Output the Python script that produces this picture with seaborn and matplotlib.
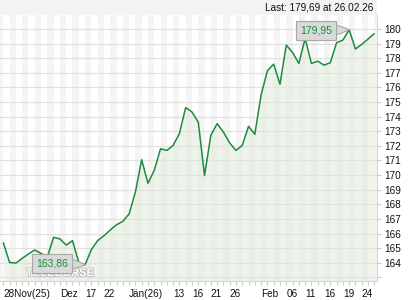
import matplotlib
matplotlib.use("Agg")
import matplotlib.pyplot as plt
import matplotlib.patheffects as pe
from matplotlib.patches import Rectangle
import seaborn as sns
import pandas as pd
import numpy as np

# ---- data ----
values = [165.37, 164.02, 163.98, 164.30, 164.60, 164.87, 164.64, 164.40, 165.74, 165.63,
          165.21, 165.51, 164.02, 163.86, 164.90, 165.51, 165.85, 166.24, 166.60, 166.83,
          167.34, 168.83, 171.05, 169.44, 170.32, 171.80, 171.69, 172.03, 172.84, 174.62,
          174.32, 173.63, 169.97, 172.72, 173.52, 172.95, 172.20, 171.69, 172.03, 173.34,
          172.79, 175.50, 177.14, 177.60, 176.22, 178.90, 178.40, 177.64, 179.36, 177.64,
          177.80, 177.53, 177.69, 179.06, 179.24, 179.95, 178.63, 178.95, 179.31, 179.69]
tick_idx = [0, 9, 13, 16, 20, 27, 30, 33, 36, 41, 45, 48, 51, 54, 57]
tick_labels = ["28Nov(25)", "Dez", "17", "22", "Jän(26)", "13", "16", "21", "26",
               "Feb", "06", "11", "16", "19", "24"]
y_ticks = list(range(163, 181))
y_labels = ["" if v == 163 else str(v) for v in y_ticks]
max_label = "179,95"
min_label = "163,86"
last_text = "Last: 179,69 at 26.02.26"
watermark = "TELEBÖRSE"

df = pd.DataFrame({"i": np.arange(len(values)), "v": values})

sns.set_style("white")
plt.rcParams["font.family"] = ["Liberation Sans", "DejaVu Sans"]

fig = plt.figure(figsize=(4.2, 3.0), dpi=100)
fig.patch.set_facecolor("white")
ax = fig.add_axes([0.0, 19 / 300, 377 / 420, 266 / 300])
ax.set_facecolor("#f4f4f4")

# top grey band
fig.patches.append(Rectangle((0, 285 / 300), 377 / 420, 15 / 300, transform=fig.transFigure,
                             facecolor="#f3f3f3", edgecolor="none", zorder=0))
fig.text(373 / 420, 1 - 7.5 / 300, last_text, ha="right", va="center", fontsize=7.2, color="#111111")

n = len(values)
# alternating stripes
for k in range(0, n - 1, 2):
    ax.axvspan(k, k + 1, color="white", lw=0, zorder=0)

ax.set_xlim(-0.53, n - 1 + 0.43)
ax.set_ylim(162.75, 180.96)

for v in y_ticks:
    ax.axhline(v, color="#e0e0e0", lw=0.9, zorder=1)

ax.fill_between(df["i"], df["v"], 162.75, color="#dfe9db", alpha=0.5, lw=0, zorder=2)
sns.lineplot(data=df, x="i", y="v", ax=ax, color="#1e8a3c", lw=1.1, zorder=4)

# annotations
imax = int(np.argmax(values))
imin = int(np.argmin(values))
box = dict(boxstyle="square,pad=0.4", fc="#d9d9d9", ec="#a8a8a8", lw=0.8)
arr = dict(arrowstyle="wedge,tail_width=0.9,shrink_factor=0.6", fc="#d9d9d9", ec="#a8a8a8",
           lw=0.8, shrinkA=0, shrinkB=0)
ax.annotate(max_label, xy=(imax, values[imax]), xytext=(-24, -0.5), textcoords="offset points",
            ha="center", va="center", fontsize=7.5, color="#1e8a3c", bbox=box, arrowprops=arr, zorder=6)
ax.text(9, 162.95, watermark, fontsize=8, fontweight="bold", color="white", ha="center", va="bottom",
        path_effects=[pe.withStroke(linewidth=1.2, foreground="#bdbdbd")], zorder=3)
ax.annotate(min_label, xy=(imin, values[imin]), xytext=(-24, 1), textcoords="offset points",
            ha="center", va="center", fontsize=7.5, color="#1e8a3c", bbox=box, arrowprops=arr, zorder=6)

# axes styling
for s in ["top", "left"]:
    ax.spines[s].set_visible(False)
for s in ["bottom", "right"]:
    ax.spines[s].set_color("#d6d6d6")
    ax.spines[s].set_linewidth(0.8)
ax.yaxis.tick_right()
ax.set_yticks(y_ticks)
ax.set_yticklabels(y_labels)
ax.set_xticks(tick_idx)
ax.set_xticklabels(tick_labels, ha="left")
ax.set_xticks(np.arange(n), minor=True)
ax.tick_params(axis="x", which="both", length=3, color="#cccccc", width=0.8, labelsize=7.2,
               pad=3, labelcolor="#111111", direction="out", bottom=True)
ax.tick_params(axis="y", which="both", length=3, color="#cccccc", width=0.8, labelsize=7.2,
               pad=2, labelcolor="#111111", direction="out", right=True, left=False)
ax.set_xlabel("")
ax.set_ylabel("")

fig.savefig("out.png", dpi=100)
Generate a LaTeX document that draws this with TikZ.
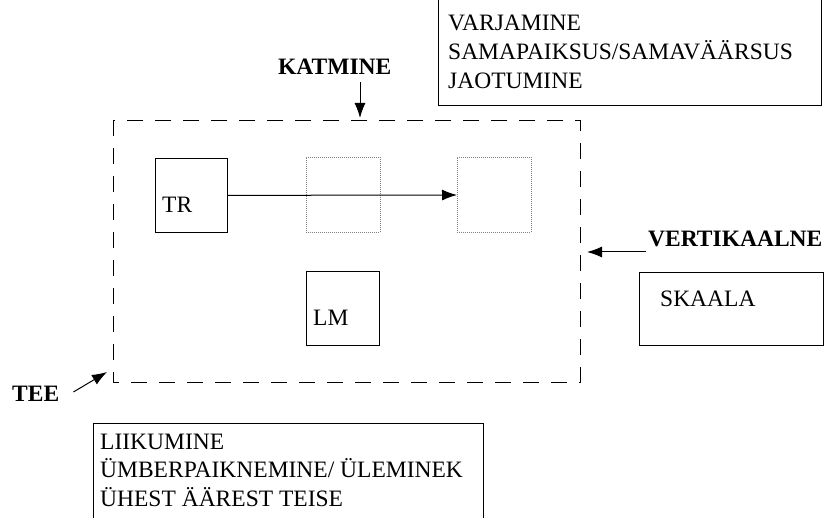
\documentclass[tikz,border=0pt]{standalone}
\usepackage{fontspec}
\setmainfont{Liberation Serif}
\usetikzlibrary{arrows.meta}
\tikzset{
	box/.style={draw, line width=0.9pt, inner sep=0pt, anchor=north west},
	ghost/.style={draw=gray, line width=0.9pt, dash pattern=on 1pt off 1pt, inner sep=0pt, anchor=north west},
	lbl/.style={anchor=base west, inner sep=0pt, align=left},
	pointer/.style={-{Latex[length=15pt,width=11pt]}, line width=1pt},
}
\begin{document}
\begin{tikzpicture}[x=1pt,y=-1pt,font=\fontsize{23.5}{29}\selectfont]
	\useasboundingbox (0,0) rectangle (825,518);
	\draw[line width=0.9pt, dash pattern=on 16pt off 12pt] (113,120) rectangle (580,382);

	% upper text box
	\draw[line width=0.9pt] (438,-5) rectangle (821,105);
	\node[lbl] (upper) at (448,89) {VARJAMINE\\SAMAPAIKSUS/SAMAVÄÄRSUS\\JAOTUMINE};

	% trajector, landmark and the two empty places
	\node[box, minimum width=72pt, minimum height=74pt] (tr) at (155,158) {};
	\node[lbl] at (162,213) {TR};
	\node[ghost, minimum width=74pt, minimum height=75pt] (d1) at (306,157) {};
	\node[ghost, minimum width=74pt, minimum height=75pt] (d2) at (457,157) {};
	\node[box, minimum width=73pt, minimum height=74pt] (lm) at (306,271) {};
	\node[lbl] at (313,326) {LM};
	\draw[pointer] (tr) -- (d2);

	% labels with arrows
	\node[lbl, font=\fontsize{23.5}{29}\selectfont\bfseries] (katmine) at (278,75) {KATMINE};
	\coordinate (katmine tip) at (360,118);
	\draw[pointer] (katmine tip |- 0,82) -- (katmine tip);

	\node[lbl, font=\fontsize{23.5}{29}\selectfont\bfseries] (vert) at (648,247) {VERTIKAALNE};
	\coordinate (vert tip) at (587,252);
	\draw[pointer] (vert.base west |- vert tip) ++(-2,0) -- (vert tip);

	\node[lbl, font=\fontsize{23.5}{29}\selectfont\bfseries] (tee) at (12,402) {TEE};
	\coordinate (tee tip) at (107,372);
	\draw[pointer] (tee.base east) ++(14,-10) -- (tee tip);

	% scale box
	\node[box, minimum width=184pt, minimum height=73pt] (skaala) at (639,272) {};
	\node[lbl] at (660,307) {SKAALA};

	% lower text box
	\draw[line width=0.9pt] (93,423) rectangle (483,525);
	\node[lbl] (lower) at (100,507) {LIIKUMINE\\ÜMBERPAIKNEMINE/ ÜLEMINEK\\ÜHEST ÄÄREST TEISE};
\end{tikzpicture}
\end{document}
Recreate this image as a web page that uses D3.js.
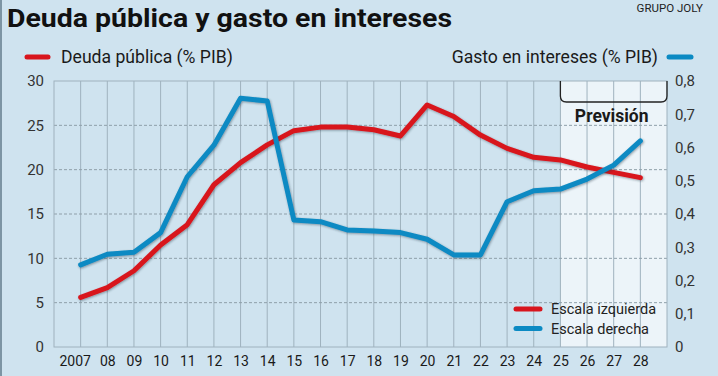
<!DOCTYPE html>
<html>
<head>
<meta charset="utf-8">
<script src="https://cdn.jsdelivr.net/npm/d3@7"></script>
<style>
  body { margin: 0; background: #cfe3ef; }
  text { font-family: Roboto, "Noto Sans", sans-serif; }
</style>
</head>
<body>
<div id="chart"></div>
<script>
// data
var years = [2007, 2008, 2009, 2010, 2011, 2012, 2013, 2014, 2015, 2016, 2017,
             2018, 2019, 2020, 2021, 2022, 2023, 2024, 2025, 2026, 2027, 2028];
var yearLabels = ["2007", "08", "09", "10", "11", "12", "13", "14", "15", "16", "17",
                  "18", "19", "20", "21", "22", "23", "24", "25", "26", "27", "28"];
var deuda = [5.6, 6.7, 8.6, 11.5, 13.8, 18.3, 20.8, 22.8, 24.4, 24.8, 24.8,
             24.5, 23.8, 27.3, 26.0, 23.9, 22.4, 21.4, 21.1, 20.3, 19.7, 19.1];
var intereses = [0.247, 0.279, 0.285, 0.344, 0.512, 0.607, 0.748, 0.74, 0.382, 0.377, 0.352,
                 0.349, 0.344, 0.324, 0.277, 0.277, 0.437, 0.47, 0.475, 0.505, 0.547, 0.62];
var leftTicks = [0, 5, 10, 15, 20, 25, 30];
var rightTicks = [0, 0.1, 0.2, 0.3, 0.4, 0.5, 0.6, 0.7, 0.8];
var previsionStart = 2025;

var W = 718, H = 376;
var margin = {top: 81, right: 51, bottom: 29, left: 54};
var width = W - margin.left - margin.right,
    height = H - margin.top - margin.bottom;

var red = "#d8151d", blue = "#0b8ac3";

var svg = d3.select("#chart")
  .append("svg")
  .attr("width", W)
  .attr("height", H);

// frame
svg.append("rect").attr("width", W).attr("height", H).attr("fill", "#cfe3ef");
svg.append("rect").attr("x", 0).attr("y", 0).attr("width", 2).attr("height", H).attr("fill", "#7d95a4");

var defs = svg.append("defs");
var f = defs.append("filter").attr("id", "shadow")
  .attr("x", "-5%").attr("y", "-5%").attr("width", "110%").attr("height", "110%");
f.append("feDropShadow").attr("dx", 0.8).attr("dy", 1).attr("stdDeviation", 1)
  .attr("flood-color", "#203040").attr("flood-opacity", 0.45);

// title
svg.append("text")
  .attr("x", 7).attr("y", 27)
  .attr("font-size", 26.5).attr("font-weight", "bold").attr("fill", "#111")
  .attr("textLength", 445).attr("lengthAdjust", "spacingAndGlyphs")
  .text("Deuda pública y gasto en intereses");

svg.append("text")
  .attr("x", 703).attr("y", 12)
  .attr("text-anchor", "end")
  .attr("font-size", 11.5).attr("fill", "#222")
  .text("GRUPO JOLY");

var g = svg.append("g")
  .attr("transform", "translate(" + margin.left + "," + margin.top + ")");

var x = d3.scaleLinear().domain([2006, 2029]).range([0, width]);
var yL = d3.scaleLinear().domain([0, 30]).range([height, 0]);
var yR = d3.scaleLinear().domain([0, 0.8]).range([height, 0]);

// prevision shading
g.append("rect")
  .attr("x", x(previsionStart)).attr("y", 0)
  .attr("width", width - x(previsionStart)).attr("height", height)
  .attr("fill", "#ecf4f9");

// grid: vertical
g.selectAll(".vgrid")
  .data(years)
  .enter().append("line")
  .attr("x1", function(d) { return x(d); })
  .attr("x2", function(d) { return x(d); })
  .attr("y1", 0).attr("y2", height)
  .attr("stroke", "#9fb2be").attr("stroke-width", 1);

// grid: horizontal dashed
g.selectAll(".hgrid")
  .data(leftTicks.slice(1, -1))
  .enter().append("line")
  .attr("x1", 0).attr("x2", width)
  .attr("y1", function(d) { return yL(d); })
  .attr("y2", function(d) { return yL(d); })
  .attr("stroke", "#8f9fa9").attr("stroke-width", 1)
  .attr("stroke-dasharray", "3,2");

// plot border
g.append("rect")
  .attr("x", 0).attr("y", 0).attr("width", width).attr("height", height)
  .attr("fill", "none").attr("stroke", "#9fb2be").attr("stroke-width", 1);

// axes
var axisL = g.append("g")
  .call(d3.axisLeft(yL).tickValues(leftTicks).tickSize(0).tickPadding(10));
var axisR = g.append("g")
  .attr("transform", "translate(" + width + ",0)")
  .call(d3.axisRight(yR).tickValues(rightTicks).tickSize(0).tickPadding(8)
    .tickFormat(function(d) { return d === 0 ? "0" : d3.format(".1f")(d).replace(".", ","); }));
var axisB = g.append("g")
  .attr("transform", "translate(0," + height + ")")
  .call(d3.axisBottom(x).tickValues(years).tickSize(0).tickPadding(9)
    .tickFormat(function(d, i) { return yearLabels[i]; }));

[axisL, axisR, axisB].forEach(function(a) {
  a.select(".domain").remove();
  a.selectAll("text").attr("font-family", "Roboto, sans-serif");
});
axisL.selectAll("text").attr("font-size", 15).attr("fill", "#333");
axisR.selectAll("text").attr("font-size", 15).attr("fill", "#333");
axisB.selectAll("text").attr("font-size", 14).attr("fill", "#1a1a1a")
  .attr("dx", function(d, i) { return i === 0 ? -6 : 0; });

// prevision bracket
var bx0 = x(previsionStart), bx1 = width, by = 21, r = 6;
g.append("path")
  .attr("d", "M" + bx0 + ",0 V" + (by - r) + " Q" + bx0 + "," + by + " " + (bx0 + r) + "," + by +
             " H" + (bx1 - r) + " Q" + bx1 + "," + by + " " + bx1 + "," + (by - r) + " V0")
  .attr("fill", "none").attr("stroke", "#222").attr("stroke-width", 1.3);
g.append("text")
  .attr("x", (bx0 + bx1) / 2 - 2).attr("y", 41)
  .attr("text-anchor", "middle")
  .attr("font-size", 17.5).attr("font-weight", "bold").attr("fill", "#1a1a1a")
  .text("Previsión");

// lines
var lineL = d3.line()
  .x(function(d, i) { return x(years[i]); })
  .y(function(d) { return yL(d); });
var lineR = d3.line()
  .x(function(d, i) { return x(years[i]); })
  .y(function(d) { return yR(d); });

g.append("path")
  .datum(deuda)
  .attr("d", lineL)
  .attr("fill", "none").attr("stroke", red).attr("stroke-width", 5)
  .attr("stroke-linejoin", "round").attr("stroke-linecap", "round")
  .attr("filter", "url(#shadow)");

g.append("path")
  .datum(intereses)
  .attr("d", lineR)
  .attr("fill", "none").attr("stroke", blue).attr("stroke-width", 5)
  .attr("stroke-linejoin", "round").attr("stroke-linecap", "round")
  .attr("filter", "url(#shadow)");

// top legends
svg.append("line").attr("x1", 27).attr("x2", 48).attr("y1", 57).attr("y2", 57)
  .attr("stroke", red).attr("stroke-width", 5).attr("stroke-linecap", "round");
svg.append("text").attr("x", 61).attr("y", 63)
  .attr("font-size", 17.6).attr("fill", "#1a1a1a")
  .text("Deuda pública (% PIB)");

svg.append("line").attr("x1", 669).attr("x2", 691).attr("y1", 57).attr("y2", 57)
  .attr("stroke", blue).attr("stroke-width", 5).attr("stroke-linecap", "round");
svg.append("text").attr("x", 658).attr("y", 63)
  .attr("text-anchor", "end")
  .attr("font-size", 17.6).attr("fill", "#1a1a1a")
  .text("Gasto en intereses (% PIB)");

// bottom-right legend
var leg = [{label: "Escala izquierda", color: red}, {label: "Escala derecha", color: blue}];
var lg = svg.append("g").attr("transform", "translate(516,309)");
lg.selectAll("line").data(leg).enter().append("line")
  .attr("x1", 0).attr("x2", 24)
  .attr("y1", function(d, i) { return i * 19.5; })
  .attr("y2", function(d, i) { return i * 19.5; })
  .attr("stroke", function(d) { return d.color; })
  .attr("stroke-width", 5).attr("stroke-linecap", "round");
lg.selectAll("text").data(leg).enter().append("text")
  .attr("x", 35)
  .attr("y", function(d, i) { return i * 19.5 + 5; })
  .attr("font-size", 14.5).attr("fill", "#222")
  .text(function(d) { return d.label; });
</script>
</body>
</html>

______________________________

__Description of the task__: Repeat, exactly and in full, each line from the start of the data to the line that contains "import numpy as np". Pictures do not go in.

__Output of the task__:
Output the Python script that produces this picture with seaborn and matplotlib.
import matplotlib
matplotlib.use("Agg")
import matplotlib.pyplot as plt
import matplotlib.patheffects as pe
from matplotlib.patches import Rectangle
import seaborn as sns
import pandas as pd
import numpy as np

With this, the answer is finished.